StyxCollector wrote:Boomchild and masque are not totally right, but not totally wrong, either.
A remaster uses the original source tapes. A remix would literally be going back to the multi-channel and creating a whole new stereo and/or multi-channel mix (i.e. 5.1/7.1) which would be different than the original. Both go through a process called mastering which is putting the spit and polish on a recording.
A proper remaster is not necessarily louder. I can tell you that the AF and SHM-CD/Platinum SHM-CD/SACD (new one) are NOT loud. Loud is always relative; it's really about dynamic range. Loud is fine IF there is dynamic range. Loud sucks if, say, Babe is just as loud as Back In Black.
One thing a remaster generally brings to the table is that modern analog to digital conversions are better due to better internals on the processors. Even today's low end processors are generally better than what was commercially available 10, 20, 30 years ago when some of this stuff was released. You may hear more 'resolution' or detail in some cases because of it. So if properly mastered, a remaster should sound better than the original. Then again, everybody's ears are different.

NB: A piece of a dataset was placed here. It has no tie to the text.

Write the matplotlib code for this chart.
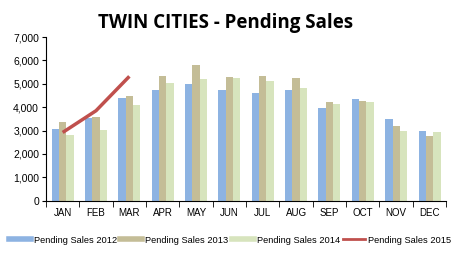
import matplotlib
matplotlib.use("Agg")
import matplotlib.pyplot as plt
from matplotlib.lines import Line2D
import numpy as np

months = ["JAN", "FEB", "MAR", "APR", "MAY", "JUN", "JUL", "AUG", "SEP", "OCT", "NOV", "DEC"]
sales_2012 = [3060, 3550, 4390, 4750, 5000, 4750, 4590, 4750, 3960, 4350, 3490, 2980]
sales_2013 = [3380, 3600, 4500, 5350, 5820, 5310, 5350, 5260, 4230, 4280, 3200, 2780]
sales_2014 = [2820, 3030, 4080, 5020, 5220, 5260, 5140, 4840, 4150, 4230, 2980, 2920]
sales_2015 = [2920, 3850, 5320]
labels = ["Pending Sales 2012", "Pending Sales 2013", "Pending Sales 2014", "Pending Sales 2015"]

colors = ["#8DB3E2", "#C4BD97", "#D7E4BD"]
line_color = "#C0504D"

fig = plt.figure(figsize=(4.6, 2.61), dpi=100)
ax = fig.add_axes([0.1, 0.231, 0.87, 0.627])

x = np.arange(len(months))
w = 0.22
for i, (vals, c) in enumerate(zip([sales_2012, sales_2013, sales_2014], colors)):
    ax.bar(x + (i - 1) * w, vals, width=w, color=c, label=labels[i])

ax.plot(x[:len(sales_2015)], sales_2015, color=line_color, linewidth=2.5,
        solid_capstyle="butt", label=labels[3])

ax.set_xlim(-0.5, 11.5)
ax.set_ylim(0, 7000)
ax.set_yticks(range(0, 7001, 1000))
ax.set_yticklabels([f"{v:,}" for v in range(0, 7001, 1000)])
ax.set_xticks(x)
ax.set_xticklabels(months)
ax.set_xticks(np.arange(-0.5, 12, 1), minor=True)
ax.tick_params(axis="x", which="major", length=0, pad=5)
ax.tick_params(axis="x", which="minor", length=4, direction="out")
ax.tick_params(axis="y", length=3, direction="out", pad=2)
for lbl in ax.get_xticklabels():
    lbl.set_fontsize(7)
    lbl.set_family("Liberation Sans")
for lbl in ax.get_yticklabels():
    lbl.set_fontsize(7.5)
    lbl.set_family("Liberation Sans")
ax.spines["top"].set_visible(False)
ax.spines["right"].set_visible(False)

fig.text(0.49, 0.91, "TWIN CITIES - Pending Sales", ha="center", va="center",
         fontsize=13.5, fontweight="bold", family="Open Sans")

hs = [Line2D([0], [0], color=c, linewidth=4) for c in colors] + \
     [Line2D([0], [0], color=line_color, linewidth=2)]
fig.legend(hs, labels, loc="center", bbox_to_anchor=(0.5, 0.08), ncol=4, frameon=False,
           prop={"family": "Liberation Sans", "size": 6.7}, handlelength=2.4,
           handletextpad=0.3, columnspacing=0.35)

fig.savefig("out.png", dpi=100)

One man's pleasure is another's pain.
A new remaster if available to iTunes would sound different - it's the same music, different mastering job. MP3/AAC is not the be-all-end-all for sound quality. It's a convenient sized format for most, and most people really don't care about sound quality as much as others do.

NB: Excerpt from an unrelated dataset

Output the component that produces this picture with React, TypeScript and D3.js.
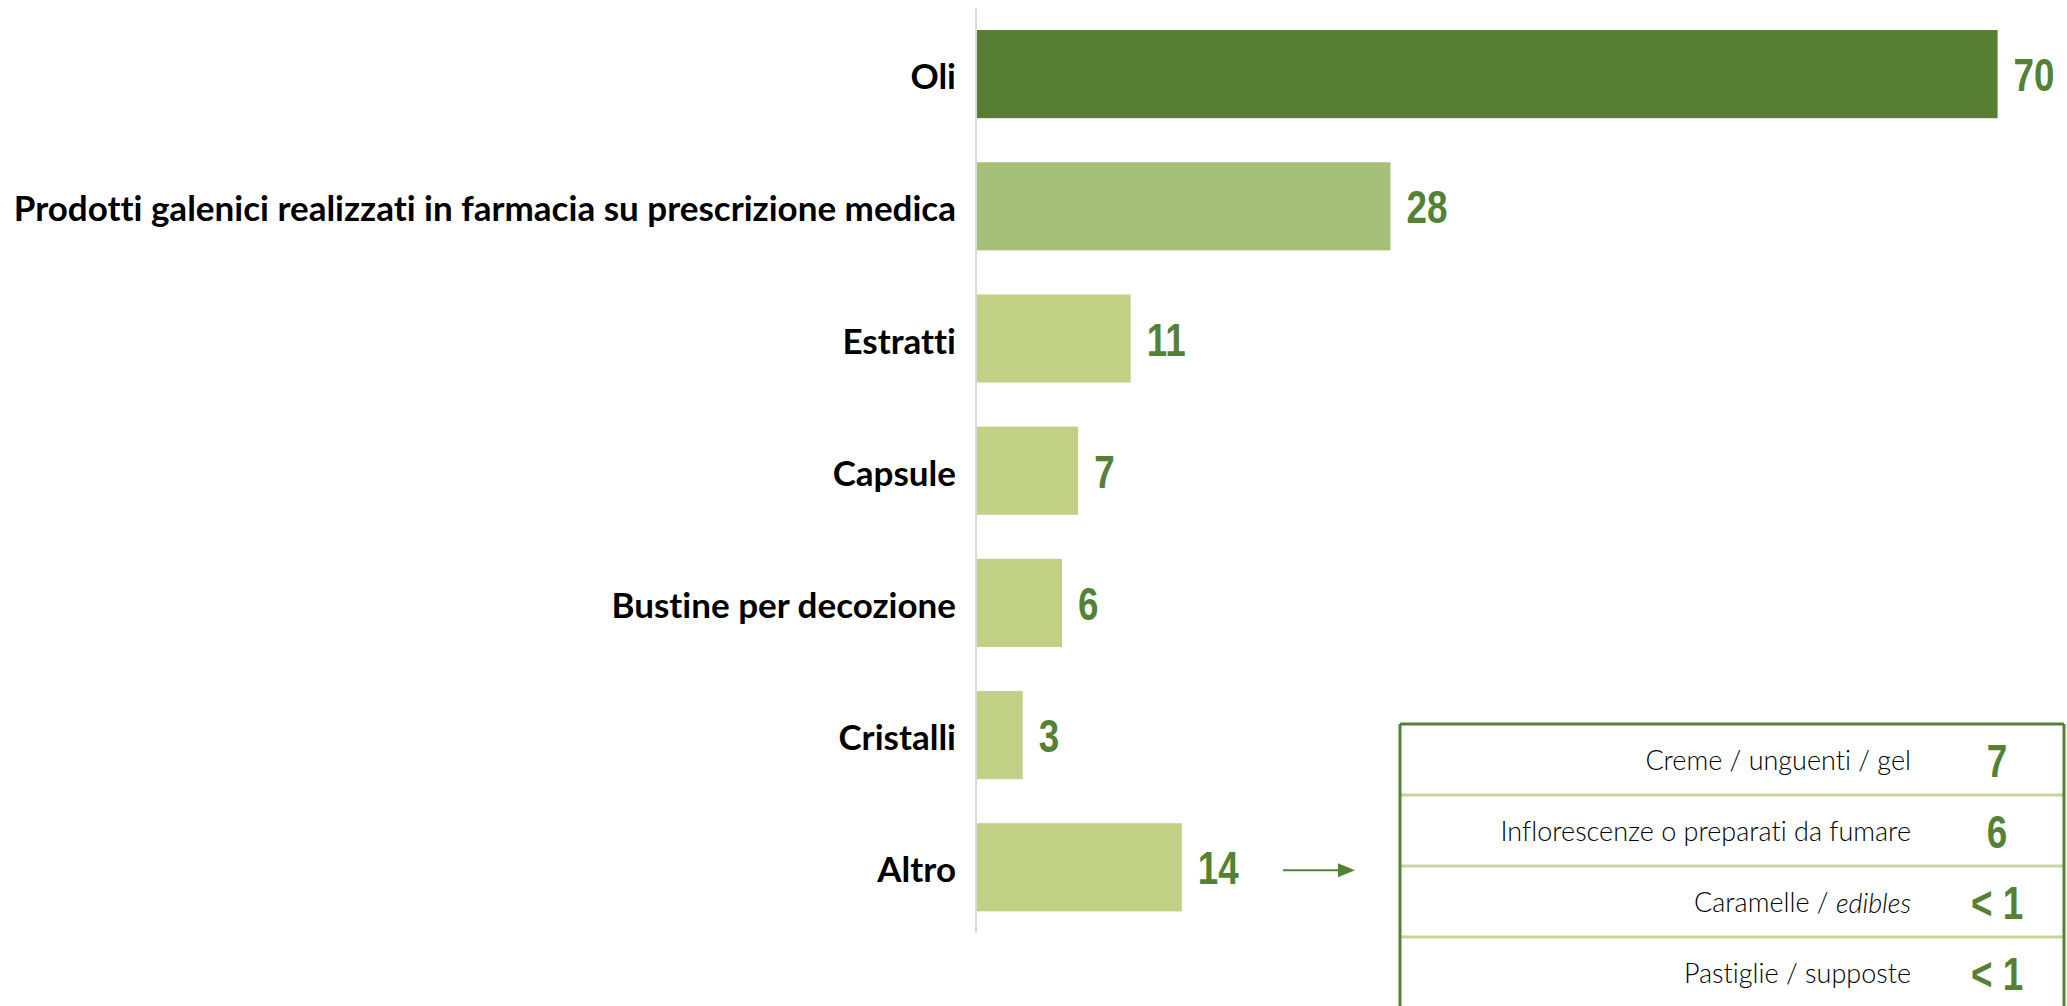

For the record, the loudness wars/compression started LONG before digital. Computers just made it easier.
with all due repsect, i'm not wrong.......i gave a simplified answer.....but it is correct. i've spent 25 years in the world of recording and I am fully aware and in tune with exactly what takes place with mastering or -remastering depending on the source material. or with a remix and subsequent remaster.

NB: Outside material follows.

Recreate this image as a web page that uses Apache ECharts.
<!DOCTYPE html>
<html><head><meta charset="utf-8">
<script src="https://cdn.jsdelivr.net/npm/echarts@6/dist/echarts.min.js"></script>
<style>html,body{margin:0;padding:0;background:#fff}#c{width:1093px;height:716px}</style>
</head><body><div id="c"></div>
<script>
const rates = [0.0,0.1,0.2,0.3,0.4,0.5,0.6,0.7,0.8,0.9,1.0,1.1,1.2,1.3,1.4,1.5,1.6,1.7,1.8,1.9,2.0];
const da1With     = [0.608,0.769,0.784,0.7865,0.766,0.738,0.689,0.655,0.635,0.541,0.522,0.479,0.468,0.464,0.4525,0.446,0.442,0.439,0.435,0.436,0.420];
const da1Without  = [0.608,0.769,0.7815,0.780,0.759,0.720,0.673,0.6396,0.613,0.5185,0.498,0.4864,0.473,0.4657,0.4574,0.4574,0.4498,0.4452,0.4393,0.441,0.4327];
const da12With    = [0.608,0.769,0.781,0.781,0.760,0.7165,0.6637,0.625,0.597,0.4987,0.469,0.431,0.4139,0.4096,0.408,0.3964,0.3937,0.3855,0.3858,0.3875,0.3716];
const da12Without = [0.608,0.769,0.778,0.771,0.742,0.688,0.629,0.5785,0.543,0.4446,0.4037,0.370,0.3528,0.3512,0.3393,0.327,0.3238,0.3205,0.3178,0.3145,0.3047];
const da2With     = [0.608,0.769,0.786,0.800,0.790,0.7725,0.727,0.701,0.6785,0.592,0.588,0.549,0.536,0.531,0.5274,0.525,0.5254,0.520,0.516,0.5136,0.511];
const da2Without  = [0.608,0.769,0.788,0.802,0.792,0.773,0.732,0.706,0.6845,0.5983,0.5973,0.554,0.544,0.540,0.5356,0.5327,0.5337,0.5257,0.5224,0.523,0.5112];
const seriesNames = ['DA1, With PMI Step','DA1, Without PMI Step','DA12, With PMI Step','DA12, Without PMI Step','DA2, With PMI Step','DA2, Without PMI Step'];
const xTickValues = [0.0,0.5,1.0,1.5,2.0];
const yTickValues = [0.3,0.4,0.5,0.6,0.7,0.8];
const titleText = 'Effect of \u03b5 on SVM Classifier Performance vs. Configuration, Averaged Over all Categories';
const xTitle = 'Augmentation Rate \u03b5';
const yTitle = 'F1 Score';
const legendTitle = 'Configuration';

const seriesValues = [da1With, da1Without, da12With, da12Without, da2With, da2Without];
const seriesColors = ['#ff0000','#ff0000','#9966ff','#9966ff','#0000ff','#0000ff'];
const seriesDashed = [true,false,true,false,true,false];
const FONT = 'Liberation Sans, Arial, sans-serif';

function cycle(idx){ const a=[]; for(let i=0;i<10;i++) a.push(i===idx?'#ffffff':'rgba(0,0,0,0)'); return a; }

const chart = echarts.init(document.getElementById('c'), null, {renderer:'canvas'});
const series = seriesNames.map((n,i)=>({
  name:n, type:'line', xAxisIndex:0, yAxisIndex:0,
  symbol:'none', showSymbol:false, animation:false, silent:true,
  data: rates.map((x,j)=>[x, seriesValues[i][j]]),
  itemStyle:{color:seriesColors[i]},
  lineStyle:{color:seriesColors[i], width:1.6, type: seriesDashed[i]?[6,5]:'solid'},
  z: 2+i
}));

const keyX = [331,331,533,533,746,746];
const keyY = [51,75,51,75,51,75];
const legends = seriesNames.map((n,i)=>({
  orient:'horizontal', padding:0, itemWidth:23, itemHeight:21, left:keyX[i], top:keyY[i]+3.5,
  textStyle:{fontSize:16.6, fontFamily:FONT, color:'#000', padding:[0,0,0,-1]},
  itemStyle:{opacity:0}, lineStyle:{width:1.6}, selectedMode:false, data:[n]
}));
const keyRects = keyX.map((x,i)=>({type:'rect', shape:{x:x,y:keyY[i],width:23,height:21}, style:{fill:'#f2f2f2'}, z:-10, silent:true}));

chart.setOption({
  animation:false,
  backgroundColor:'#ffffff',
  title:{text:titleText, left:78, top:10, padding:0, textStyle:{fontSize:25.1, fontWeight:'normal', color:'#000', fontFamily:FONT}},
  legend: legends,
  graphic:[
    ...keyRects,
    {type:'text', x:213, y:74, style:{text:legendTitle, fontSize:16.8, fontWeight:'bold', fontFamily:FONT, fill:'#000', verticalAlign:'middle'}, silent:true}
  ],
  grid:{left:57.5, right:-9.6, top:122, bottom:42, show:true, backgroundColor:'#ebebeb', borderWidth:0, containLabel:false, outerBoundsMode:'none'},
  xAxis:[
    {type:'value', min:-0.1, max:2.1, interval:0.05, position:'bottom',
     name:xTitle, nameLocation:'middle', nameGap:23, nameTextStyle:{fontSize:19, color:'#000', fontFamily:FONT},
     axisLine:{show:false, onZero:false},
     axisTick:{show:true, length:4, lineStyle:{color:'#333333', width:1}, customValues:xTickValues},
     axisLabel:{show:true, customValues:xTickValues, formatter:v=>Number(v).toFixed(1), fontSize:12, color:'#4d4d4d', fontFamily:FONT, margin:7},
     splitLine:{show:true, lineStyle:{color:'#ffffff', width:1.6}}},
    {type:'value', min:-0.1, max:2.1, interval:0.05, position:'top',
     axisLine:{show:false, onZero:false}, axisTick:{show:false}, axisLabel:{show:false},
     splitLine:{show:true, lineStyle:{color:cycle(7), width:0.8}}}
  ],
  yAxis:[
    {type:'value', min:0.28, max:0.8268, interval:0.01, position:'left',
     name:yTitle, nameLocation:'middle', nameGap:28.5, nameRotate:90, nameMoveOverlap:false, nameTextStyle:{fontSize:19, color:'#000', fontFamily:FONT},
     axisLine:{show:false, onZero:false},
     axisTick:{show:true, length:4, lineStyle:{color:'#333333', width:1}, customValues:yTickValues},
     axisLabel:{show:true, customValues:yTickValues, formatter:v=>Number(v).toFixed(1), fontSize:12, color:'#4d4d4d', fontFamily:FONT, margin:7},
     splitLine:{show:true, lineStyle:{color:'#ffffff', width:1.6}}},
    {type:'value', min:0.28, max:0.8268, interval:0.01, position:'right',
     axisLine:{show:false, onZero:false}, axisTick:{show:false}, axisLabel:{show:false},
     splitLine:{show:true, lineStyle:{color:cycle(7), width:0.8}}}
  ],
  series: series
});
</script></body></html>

and in my 25 years of being around it and having clients ask for mastering one of the main concerns with them is ensuring louder.....the second concern is ensuring more bottom end on the recording.
all you have to do is take renegade from the original pieces of eight cd release (because that would have been lifted from the vinyl master) and put it on your ipod........have that be track 1.
then take the version of renegade that appears on "styx:rockers" and rip that to your ipod and make that track 2.........
then listen to those two songs back to back and you will see instantly that part of the re-mastering that takes place for almost ALL 70's act transfers is to increase the volume to make those songs "seem" as loud as your new nickelback cd.
if you dont believe me.......go check it out.......you will see instantly.
i make no claim that it makes it better but it does happen, has happened and will continue to happen.
personally i hate the loudness wars.....newer music can easily fatigue my ears because of the lack of dynamic range within the music......and the lack of dynamic range within today's music is a by-product of trying to make it as loud as possible.
you can turn loud down but you cant rid yourself of the negative sonic impact of the lack of dynamic range.
however, that lack of dynamic range is not fully created during the mastering process......a huge chunk of it is created in the way the album is recorded.......vocals are highly compressed, bass is squashed, drums are compressed beyond imaginable limits.......and that is a necessary step to allow the mastering house to then squeeze it a bit more and squash the life out of it.
if you take the original source material finished mixes of styx music even the worst loudness offenders could never make their music sound like nickelback or katy perry or any of the newer shit.....why? because the voices and instruments were recorded and mixed with some dynamic range and were not overly compressed.
so while any styx re-mastered song doesnt sound overly loud is because there is only so much squashing of the source you can do without it becoming sonically noticeable.
so even if you take the remastered version of renegade from rockers and put it next to a new song from nickelback the nickelback song will still sound louder and larger because of the combination of how it was recorded, mixed and mastered......its the combination that matters.
BUT, make no mistake any styx album remastered today will be louder......case in point the difference between renegade from rockers to pieces of eight.